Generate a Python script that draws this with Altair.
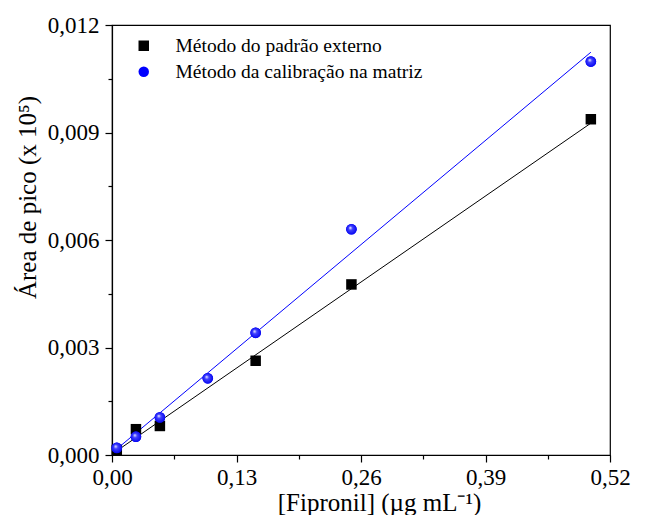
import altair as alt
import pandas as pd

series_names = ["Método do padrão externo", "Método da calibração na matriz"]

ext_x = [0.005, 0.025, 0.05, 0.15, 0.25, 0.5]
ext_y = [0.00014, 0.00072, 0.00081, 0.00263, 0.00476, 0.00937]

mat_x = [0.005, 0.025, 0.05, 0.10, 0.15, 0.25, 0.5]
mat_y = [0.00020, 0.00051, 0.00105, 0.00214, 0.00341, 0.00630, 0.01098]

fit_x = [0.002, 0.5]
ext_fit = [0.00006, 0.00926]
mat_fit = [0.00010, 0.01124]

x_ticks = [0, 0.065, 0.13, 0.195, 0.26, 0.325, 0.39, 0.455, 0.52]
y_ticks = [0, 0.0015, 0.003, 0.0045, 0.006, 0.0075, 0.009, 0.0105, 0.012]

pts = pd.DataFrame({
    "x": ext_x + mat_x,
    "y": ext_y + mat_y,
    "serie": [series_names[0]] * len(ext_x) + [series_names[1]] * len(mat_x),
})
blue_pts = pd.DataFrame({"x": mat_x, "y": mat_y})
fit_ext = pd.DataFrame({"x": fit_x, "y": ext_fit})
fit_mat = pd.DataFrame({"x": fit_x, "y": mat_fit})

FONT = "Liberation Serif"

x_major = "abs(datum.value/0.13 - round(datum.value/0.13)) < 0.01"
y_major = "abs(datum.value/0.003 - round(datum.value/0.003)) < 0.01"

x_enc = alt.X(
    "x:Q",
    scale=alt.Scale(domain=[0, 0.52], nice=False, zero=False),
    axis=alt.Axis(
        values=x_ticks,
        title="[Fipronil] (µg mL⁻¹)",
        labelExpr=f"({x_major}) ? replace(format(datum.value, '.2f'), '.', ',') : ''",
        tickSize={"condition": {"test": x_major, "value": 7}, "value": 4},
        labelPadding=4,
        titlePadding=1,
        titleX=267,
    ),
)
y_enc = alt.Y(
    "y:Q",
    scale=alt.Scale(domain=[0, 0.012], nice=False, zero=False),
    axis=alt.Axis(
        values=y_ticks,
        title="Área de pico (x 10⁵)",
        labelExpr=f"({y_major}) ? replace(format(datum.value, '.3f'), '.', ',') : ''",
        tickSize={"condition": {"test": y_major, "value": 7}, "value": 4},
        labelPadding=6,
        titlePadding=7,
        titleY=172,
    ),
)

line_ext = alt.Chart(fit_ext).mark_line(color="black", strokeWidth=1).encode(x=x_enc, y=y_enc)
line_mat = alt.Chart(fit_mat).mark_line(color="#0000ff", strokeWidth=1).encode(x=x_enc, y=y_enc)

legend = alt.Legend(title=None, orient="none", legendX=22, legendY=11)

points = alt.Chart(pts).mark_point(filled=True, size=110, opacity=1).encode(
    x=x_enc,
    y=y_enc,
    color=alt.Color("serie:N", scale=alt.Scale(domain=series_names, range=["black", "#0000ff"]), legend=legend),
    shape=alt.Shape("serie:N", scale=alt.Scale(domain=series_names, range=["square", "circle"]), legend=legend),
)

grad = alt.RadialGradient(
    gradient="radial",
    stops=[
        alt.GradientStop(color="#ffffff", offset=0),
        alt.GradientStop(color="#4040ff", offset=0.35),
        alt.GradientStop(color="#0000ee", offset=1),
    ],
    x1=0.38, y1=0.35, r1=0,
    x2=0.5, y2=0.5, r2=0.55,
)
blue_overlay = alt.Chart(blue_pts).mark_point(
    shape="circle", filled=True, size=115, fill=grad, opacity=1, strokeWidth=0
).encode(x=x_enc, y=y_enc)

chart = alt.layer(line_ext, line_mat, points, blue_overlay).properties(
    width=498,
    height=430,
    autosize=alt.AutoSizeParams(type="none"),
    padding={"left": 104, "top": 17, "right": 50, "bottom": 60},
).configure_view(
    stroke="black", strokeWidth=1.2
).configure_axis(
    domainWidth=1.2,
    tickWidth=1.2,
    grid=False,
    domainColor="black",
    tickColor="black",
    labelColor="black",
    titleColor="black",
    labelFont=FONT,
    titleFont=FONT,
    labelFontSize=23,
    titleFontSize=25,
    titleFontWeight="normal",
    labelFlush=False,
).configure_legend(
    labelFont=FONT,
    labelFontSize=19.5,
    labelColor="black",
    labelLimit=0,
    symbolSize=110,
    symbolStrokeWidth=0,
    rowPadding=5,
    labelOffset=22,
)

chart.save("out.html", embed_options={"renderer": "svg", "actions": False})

:::::

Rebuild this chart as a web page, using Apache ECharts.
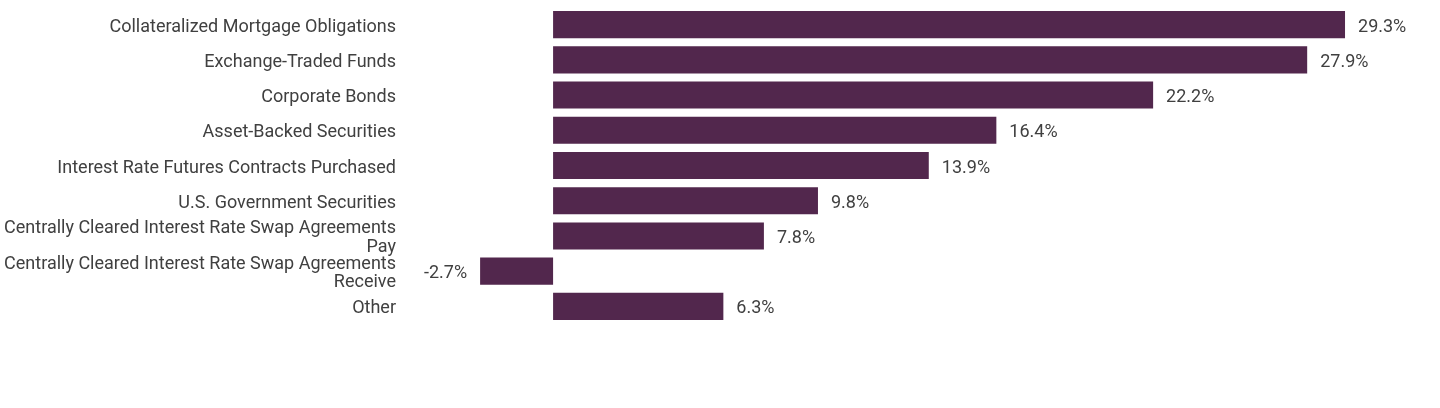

:::::

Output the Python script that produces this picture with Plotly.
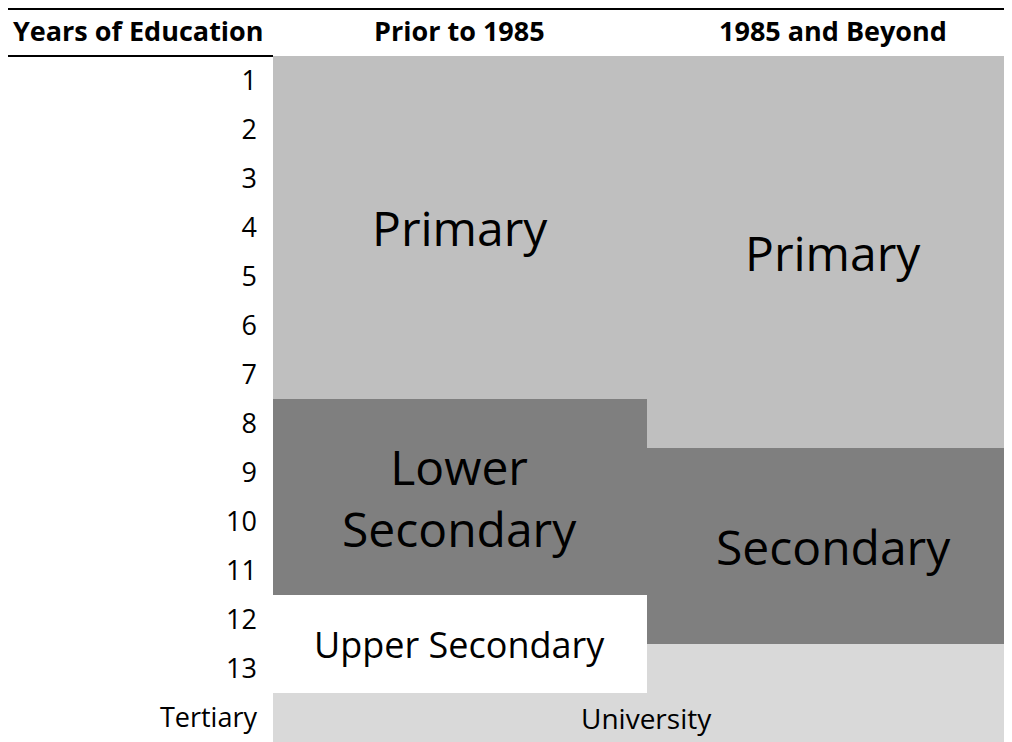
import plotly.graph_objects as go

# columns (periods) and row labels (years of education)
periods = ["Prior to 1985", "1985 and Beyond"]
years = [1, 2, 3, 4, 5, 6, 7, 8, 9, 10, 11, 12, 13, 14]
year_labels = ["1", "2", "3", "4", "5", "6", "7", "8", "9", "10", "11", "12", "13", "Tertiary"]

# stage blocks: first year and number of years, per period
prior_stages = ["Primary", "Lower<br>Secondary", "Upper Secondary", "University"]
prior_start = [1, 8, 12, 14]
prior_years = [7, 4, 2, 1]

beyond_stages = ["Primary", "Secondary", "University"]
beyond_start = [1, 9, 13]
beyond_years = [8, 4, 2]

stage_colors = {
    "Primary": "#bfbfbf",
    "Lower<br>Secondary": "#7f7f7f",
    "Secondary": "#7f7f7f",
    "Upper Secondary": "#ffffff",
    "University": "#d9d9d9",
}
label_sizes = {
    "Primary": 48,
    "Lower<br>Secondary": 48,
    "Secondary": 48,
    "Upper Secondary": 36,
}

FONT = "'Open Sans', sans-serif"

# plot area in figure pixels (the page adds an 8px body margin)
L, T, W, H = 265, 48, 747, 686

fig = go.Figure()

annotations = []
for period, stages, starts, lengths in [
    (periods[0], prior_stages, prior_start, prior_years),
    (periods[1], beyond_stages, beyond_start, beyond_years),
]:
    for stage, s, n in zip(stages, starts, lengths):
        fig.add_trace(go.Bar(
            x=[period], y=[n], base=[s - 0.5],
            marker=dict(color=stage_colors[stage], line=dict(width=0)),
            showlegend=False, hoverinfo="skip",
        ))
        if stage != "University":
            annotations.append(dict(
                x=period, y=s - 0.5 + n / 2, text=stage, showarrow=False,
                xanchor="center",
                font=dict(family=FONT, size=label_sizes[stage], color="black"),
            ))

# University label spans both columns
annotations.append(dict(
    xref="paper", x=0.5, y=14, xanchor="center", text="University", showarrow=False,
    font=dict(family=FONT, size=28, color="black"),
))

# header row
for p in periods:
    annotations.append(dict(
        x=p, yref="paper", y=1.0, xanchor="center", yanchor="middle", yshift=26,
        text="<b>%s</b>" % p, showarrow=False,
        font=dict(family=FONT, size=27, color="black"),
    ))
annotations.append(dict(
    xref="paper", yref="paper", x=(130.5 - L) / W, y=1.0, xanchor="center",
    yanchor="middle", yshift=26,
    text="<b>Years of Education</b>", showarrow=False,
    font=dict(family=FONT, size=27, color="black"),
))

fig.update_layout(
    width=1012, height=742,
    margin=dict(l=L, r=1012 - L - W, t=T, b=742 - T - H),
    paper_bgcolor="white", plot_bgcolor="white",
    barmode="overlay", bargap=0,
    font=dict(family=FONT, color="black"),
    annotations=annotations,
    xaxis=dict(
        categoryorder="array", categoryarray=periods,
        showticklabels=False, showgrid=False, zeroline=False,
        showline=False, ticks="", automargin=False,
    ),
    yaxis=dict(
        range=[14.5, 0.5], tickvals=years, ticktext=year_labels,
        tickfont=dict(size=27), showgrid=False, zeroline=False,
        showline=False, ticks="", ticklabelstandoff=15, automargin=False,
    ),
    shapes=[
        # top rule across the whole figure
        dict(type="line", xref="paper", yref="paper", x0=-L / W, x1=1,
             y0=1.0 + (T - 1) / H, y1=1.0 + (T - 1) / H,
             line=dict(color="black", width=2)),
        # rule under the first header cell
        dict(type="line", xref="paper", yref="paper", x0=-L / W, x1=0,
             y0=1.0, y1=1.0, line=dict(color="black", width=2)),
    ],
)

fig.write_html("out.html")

:::::

[AIM OF THE EXERCISE] Repeat the lines between those holding "Generate a Python" and "0.009, 0.0105, 0.012]", inclusive. Pictures stay out.

[RESPONSE TO THIS EXERCISE]
Generate a Python script that draws this with Altair.
import altair as alt
import pandas as pd

series_names = ["Método do padrão externo", "Método da calibração na matriz"]

ext_x = [0.005, 0.025, 0.05, 0.15, 0.25, 0.5]
ext_y = [0.00014, 0.00072, 0.00081, 0.00263, 0.00476, 0.00937]

mat_x = [0.005, 0.025, 0.05, 0.10, 0.15, 0.25, 0.5]
mat_y = [0.00020, 0.00051, 0.00105, 0.00214, 0.00341, 0.00630, 0.01098]

fit_x = [0.002, 0.5]
ext_fit = [0.00006, 0.00926]
mat_fit = [0.00010, 0.01124]

x_ticks = [0, 0.065, 0.13, 0.195, 0.26, 0.325, 0.39, 0.455, 0.52]
y_ticks = [0, 0.0015, 0.003, 0.0045, 0.006, 0.0075, 0.009, 0.0105, 0.012]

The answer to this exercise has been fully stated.